Problem details:
Below is a listing to transcribe in full and exactly; keep the pictures out.

Source excerpt:
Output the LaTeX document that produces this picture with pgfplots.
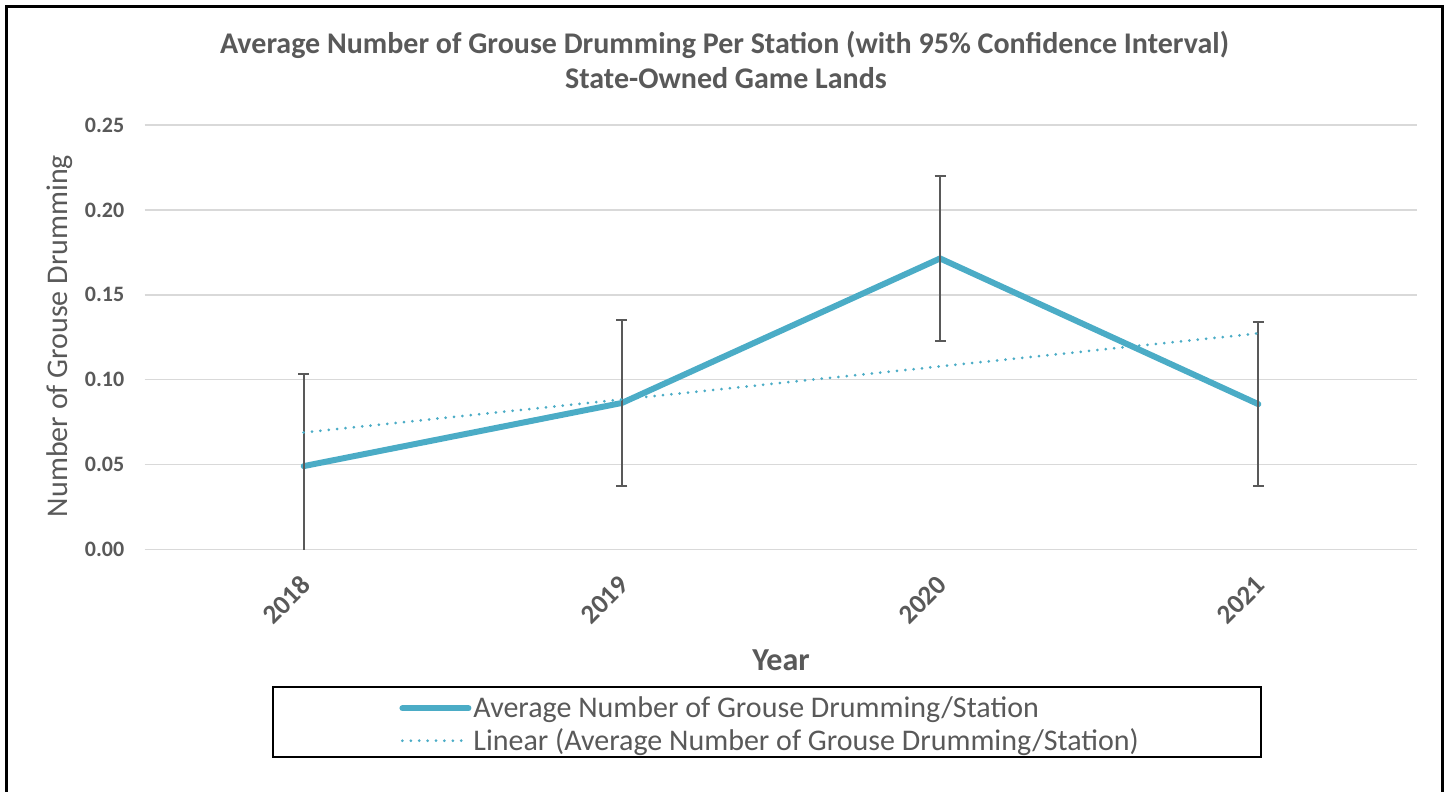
\documentclass[border=0pt]{standalone}
\usepackage{fontspec}
\setmainfont{Carlito}
\usepackage{pgfplots}
\pgfplotsset{compat=1.18}
\definecolor{txtgray}{HTML}{595959}
\definecolor{linecol}{HTML}{4BACC6}
\definecolor{gridgray}{HTML}{D9D9D9}
\definecolor{errgray}{HTML}{595959}

\begin{document}
\begin{tikzpicture}
\useasboundingbox (0,0) rectangle (723.5pt,396pt);
\begin{axis}[
  at={(72.3pt,121.25pt)}, anchor=south west,
  scale only axis, width=636.4pt, height=212.25pt,
  xmin=-0.5, xmax=3.5, ymin=0, ymax=0.25,
  axis line style={draw=none},
  major tick length=0pt,
  xtick={0,1,2,3},
  xticklabels={2018,2019,2020,2021},
  ytick={0,0.05,0.1,0.15,0.2,0.25},
  ymajorgrids,
  grid style={gridgray, line width=0.75pt},
  /pgf/number format/fixed,
  /pgf/number format/fixed zerofill,
  /pgf/number format/precision=2,
  /pgf/number format/assume math mode=true,
  yticklabel style={txtgray, font=\fontsize{11}{13}\selectfont\bfseries, anchor=east, inner sep=0pt, xshift=-10pt},
  xticklabel style={txtgray, font=\fontsize{13.5}{15}\selectfont\bfseries, xshift=3.5pt, yshift=-13pt, rotate=45, anchor=east},
  clip marker paths=true,
  legend style={draw=none, fill=none, at={(0.1999,-0.3404)}, anchor=north west,
    inner sep=0pt, row sep=2pt, nodes={inner sep=1pt, text=txtgray},
    font=\fontsize{15}{18}\selectfont},
  legend cell align=left,
  legend image code/.code={\draw[#1] (0pt,0pt) -- (33pt,0pt);},
]
\addplot[linecol, line width=3pt, line cap=round, line join=round,
  error bars/.cd, y dir=both, y explicit,
  error bar style={line width=1pt, errgray, solid, line cap=butt},
  error mark options={rotate=90, mark size=2.75pt, line width=1pt, errgray}]
  coordinates {
  (0,0.0491) +- (0,0.0545)
  (1,0.0863) +- (0,0.0490)
  (2,0.1714) +- (0,0.0485)
  (3,0.0856) +- (0,0.0483)
};
\addlegendentry{Average Number of Grouse Drumming/Station}
\addplot[linecol, line width=1.5pt, line cap=round, dash pattern=on 0pt off 4.2pt]
  coordinates {(0,0.0689) (3,0.1273)};
\addlegendentry{Linear (Average Number of Grouse Drumming/Station)}
\end{axis}
\begin{scope}[x=0.5pt, y=-0.5pt, shift={(0pt,396pt)}]
  \draw[black, line width=1.5pt] (6.7,820) -- (6.7,6.5) -- (1442.6,6.5) -- (1442.6,820);
  \draw[black, line width=1.2pt] (273,687) rectangle (1261,757);
  \node[anchor=base, txtgray, font=\fontsize{15}{18}\selectfont\bfseries] at (724.6,54)
    {Average Number of Grouse Drumming Per Station (with 95\% Confidence Interval)};
  \node[anchor=base, txtgray, font=\fontsize{15}{18}\selectfont\bfseries] at (726,89)
    {State-Owned Game Lands};
  \node[rotate=90, txtgray, font=\fontsize{15}{18}\selectfont] at (60,336)
    {Number of Grouse Drumming};
  \node[anchor=base, txtgray, font=\fontsize{16}{19}\selectfont\bfseries] at (781,671) {Year};
\end{scope}
\end{tikzpicture}
\end{document}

Answer for the task:
Output the LaTeX document that produces this picture with pgfplots.
\documentclass[border=0pt]{standalone}
\usepackage{fontspec}
\setmainfont{Carlito}
\usepackage{pgfplots}
\pgfplotsset{compat=1.18}
\definecolor{txtgray}{HTML}{595959}
\definecolor{linecol}{HTML}{4BACC6}
\definecolor{gridgray}{HTML}{D9D9D9}
\definecolor{errgray}{HTML}{595959}

\begin{document}
\begin{tikzpicture}
\useasboundingbox (0,0) rectangle (723.5pt,396pt);
\begin{axis}[
  at={(72.3pt,121.25pt)}, anchor=south west,
  scale only axis, width=636.4pt, height=212.25pt,
  xmin=-0.5, xmax=3.5, ymin=0, ymax=0.25,
  axis line style={draw=none},
  major tick length=0pt,
  xtick={0,1,2,3},
  xticklabels={2018,2019,2020,2021},
  ytick={0,0.05,0.1,0.15,0.2,0.25},
  ymajorgrids,
  grid style={gridgray, line width=0.75pt},
  /pgf/number format/fixed,
  /pgf/number format/fixed zerofill,
  /pgf/number format/precision=2,
  /pgf/number format/assume math mode=true,
  yticklabel style={txtgray, font=\fontsize{11}{13}\selectfont\bfseries, anchor=east, inner sep=0pt, xshift=-10pt},
  xticklabel style={txtgray, font=\fontsize{13.5}{15}\selectfont\bfseries, xshift=3.5pt, yshift=-13pt, rotate=45, anchor=east},
  clip marker paths=true,
  legend style={draw=none, fill=none, at={(0.1999,-0.3404)}, anchor=north west,
    inner sep=0pt, row sep=2pt, nodes={inner sep=1pt, text=txtgray},
    font=\fontsize{15}{18}\selectfont},
  legend cell align=left,
  legend image code/.code={\draw[#1] (0pt,0pt) -- (33pt,0pt);},
]
\addplot[linecol, line width=3pt, line cap=round, line join=round,
  error bars/.cd, y dir=both, y explicit,
  error bar style={line width=1pt, errgray, solid, line cap=butt},
  error mark options={rotate=90, mark size=2.75pt, line width=1pt, errgray}]
  coordinates {
  (0,0.0491) +- (0,0.0545)
  (1,0.0863) +- (0,0.0490)
  (2,0.1714) +- (0,0.0485)
  (3,0.0856) +- (0,0.0483)
};
\addlegendentry{Average Number of Grouse Drumming/Station}
\addplot[linecol, line width=1.5pt, line cap=round, dash pattern=on 0pt off 4.2pt]
  coordinates {(0,0.0689) (3,0.1273)};
\addlegendentry{Linear (Average Number of Grouse Drumming/Station)}
\end{axis}
\begin{scope}[x=0.5pt, y=-0.5pt, shift={(0pt,396pt)}]
  \draw[black, line width=1.5pt] (6.7,820) -- (6.7,6.5) -- (1442.6,6.5) -- (1442.6,820);
  \draw[black, line width=1.2pt] (273,687) rectangle (1261,757);
  \node[anchor=base, txtgray, font=\fontsize{15}{18}\selectfont\bfseries] at (724.6,54)
    {Average Number of Grouse Drumming Per Station (with 95\% Confidence Interval)};
  \node[anchor=base, txtgray, font=\fontsize{15}{18}\selectfont\bfseries] at (726,89)
    {State-Owned Game Lands};
  \node[rotate=90, txtgray, font=\fontsize{15}{18}\selectfont] at (60,336)
    {Number of Grouse Drumming};
  \node[anchor=base, txtgray, font=\fontsize{16}{19}\selectfont\bfseries] at (781,671) {Year};
\end{scope}
\end{tikzpicture}
\end{document}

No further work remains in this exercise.